Source excerpt –
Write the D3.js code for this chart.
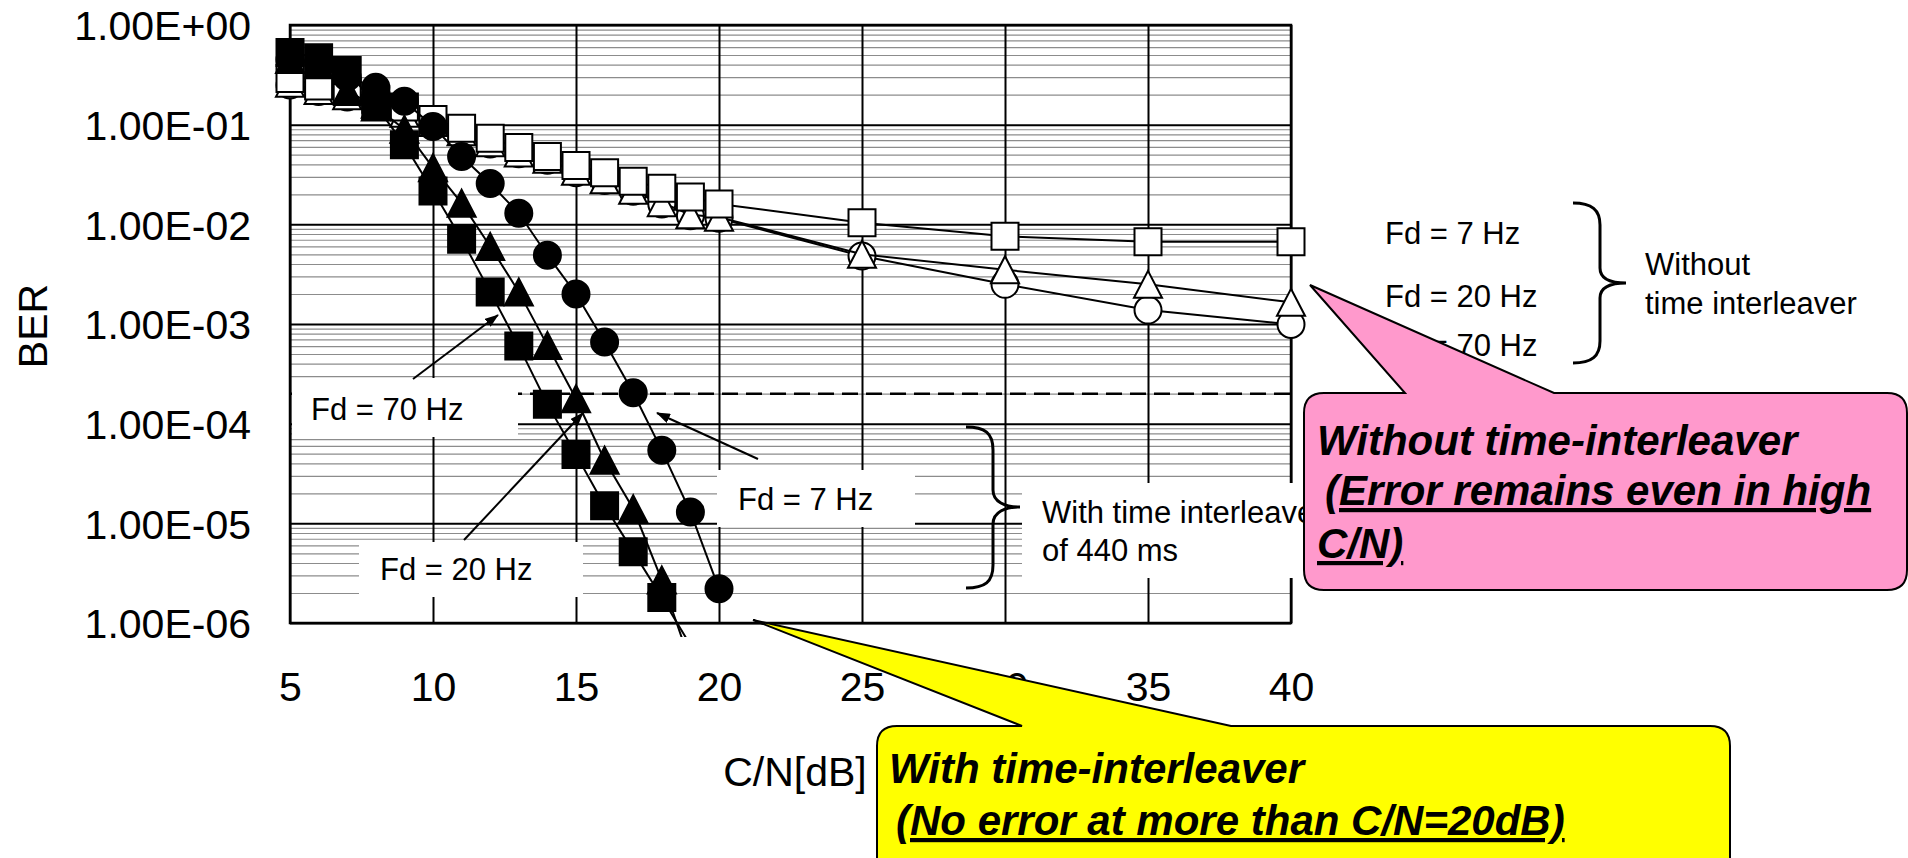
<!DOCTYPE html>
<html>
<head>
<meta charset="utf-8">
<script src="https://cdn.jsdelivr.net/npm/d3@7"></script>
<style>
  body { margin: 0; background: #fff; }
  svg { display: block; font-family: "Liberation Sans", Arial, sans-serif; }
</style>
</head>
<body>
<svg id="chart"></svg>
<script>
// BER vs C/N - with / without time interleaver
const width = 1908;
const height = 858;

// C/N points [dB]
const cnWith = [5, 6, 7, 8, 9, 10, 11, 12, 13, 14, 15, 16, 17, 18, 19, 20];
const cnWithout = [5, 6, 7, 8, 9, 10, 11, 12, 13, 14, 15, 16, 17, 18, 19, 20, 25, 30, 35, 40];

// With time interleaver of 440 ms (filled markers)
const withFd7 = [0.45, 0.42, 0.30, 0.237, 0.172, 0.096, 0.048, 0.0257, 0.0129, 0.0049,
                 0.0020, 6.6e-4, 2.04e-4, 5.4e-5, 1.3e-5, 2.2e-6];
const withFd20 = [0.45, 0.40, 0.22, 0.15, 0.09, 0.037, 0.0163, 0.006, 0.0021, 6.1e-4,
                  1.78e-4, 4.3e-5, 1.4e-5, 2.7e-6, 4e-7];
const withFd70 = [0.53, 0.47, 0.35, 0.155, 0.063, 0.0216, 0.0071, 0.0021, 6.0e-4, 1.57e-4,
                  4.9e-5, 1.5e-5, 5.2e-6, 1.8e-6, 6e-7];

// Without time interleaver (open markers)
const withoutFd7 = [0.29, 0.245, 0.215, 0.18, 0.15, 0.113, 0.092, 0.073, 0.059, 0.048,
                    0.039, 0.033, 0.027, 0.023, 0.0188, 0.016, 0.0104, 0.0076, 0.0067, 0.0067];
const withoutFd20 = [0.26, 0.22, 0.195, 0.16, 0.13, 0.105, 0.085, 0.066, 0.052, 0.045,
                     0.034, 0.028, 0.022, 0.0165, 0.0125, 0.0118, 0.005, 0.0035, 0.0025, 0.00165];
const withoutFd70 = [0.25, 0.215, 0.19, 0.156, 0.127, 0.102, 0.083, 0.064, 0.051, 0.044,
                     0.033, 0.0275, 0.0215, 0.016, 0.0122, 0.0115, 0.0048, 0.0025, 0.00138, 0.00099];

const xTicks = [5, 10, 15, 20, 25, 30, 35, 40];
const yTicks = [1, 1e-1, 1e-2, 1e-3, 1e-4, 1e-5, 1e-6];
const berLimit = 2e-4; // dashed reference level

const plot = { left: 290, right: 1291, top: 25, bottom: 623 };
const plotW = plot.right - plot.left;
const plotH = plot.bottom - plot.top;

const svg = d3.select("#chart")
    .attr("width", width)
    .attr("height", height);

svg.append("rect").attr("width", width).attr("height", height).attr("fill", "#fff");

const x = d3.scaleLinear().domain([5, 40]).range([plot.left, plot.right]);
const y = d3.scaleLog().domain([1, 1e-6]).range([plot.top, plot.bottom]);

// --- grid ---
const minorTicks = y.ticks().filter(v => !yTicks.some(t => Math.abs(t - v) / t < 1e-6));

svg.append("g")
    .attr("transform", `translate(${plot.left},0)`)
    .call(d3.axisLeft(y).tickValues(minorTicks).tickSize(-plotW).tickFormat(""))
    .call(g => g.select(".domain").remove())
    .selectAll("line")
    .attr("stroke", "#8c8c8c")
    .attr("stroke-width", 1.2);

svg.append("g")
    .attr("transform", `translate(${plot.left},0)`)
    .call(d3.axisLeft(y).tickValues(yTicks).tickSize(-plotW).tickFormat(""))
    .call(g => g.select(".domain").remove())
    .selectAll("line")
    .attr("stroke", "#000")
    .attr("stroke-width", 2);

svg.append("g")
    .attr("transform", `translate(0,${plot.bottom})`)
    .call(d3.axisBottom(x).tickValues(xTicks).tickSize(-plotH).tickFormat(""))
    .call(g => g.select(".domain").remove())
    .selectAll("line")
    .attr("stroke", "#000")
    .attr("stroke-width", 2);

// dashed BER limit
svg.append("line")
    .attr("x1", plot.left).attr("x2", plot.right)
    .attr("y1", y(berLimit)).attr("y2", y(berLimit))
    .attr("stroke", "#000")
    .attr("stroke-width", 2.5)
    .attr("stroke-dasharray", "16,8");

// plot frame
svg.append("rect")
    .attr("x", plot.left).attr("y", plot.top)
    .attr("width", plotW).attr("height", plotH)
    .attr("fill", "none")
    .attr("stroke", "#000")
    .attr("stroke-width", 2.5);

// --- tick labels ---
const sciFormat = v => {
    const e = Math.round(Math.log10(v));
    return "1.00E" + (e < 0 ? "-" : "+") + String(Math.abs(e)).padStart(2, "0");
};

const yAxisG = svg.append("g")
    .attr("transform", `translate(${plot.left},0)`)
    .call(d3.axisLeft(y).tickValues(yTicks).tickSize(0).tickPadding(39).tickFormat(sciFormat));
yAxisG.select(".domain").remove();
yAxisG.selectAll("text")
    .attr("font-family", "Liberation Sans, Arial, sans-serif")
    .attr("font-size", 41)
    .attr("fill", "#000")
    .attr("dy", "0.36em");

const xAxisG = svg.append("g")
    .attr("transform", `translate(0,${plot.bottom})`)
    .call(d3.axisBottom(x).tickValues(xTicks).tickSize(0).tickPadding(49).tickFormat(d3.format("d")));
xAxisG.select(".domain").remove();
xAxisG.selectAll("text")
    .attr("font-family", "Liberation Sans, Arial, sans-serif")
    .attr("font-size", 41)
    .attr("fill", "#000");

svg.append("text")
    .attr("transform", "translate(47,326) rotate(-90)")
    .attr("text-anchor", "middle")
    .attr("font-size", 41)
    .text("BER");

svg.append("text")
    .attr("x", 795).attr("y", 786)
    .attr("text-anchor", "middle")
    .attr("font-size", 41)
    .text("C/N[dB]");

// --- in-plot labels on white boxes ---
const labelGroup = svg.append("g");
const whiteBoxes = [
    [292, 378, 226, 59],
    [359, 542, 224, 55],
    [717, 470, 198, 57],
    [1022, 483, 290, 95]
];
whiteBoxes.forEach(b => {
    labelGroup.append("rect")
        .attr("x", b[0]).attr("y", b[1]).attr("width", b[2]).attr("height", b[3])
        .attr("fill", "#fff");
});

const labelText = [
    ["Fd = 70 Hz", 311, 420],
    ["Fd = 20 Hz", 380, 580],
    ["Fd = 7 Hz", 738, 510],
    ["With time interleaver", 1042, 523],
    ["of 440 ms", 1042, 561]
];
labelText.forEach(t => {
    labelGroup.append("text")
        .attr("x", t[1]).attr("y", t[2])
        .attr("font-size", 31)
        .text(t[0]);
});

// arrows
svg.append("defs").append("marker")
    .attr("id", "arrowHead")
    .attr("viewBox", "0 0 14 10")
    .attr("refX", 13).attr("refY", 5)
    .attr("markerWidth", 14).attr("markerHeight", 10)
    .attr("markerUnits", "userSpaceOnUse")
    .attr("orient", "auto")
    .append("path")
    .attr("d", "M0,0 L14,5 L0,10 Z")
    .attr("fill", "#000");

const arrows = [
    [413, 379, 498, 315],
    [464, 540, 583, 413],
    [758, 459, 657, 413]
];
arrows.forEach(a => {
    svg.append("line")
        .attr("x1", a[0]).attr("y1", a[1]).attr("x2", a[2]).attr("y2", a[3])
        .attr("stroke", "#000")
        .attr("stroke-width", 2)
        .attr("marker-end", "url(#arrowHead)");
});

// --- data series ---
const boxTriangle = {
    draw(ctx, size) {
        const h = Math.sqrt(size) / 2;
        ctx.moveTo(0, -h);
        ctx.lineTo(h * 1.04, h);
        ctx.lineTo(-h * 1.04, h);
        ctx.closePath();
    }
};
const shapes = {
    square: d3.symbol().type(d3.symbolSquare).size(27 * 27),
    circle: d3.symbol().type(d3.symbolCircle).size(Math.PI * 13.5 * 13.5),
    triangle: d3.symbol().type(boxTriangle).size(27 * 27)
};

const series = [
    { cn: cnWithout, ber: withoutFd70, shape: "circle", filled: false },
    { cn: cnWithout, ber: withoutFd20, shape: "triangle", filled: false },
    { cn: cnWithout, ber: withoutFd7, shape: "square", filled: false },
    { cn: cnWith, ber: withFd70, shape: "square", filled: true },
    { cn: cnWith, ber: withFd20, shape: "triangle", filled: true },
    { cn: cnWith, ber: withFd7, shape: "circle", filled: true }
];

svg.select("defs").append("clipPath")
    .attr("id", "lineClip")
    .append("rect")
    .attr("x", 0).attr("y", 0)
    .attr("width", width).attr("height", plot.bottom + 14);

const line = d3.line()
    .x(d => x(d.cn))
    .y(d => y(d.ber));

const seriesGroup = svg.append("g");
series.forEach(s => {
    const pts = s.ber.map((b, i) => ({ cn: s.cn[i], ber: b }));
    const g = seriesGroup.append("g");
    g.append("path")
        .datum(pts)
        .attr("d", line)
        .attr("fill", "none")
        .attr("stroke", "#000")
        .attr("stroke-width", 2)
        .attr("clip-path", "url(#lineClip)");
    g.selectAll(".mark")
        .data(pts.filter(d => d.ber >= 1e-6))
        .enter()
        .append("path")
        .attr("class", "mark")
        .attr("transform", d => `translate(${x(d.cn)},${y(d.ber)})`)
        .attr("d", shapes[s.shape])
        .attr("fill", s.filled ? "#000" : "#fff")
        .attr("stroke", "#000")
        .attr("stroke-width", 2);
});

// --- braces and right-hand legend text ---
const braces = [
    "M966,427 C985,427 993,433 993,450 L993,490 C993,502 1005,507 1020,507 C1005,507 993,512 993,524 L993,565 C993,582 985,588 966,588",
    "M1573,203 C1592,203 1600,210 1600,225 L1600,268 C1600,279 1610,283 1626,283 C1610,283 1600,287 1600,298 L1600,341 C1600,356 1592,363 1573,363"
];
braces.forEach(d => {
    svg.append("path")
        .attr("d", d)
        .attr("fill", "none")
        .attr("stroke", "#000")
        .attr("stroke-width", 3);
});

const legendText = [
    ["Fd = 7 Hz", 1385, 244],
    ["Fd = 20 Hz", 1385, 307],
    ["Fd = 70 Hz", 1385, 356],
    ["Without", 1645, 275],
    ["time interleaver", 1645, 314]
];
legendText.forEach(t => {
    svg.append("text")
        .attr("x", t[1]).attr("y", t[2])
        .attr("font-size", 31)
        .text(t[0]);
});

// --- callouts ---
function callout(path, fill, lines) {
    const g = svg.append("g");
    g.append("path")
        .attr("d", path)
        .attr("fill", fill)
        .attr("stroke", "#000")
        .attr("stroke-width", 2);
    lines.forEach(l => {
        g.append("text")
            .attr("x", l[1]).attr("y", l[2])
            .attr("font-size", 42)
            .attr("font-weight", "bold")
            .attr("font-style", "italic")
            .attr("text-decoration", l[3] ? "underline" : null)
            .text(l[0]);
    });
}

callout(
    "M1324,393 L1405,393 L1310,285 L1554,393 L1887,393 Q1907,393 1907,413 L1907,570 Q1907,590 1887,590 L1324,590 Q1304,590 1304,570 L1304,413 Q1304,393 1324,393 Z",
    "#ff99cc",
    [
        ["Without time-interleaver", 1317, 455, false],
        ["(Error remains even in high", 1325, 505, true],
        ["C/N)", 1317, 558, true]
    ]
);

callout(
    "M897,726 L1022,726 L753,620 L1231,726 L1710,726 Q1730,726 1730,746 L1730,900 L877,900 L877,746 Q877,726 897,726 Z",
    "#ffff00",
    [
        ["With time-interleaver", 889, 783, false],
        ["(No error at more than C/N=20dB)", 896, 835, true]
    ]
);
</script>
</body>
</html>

Set exercise – Repeat only the lines from the beginning of the material through the line containing "4.9e-5, 1.5e-5, 5.2e-6, 1.8e-6, 6e-7];", both ends kept, leaving pictures out.

Result for this task –
Write the D3.js code for this chart.
<!DOCTYPE html>
<html>
<head>
<meta charset="utf-8">
<script src="https://cdn.jsdelivr.net/npm/d3@7"></script>
<style>
  body { margin: 0; background: #fff; }
  svg { display: block; font-family: "Liberation Sans", Arial, sans-serif; }
</style>
</head>
<body>
<svg id="chart"></svg>
<script>
// BER vs C/N - with / without time interleaver
const width = 1908;
const height = 858;

// C/N points [dB]
const cnWith = [5, 6, 7, 8, 9, 10, 11, 12, 13, 14, 15, 16, 17, 18, 19, 20];
const cnWithout = [5, 6, 7, 8, 9, 10, 11, 12, 13, 14, 15, 16, 17, 18, 19, 20, 25, 30, 35, 40];

// With time interleaver of 440 ms (filled markers)
const withFd7 = [0.45, 0.42, 0.30, 0.237, 0.172, 0.096, 0.048, 0.0257, 0.0129, 0.0049,
                 0.0020, 6.6e-4, 2.04e-4, 5.4e-5, 1.3e-5, 2.2e-6];
const withFd20 = [0.45, 0.40, 0.22, 0.15, 0.09, 0.037, 0.0163, 0.006, 0.0021, 6.1e-4,
                  1.78e-4, 4.3e-5, 1.4e-5, 2.7e-6, 4e-7];
const withFd70 = [0.53, 0.47, 0.35, 0.155, 0.063, 0.0216, 0.0071, 0.0021, 6.0e-4, 1.57e-4,
                  4.9e-5, 1.5e-5, 5.2e-6, 1.8e-6, 6e-7];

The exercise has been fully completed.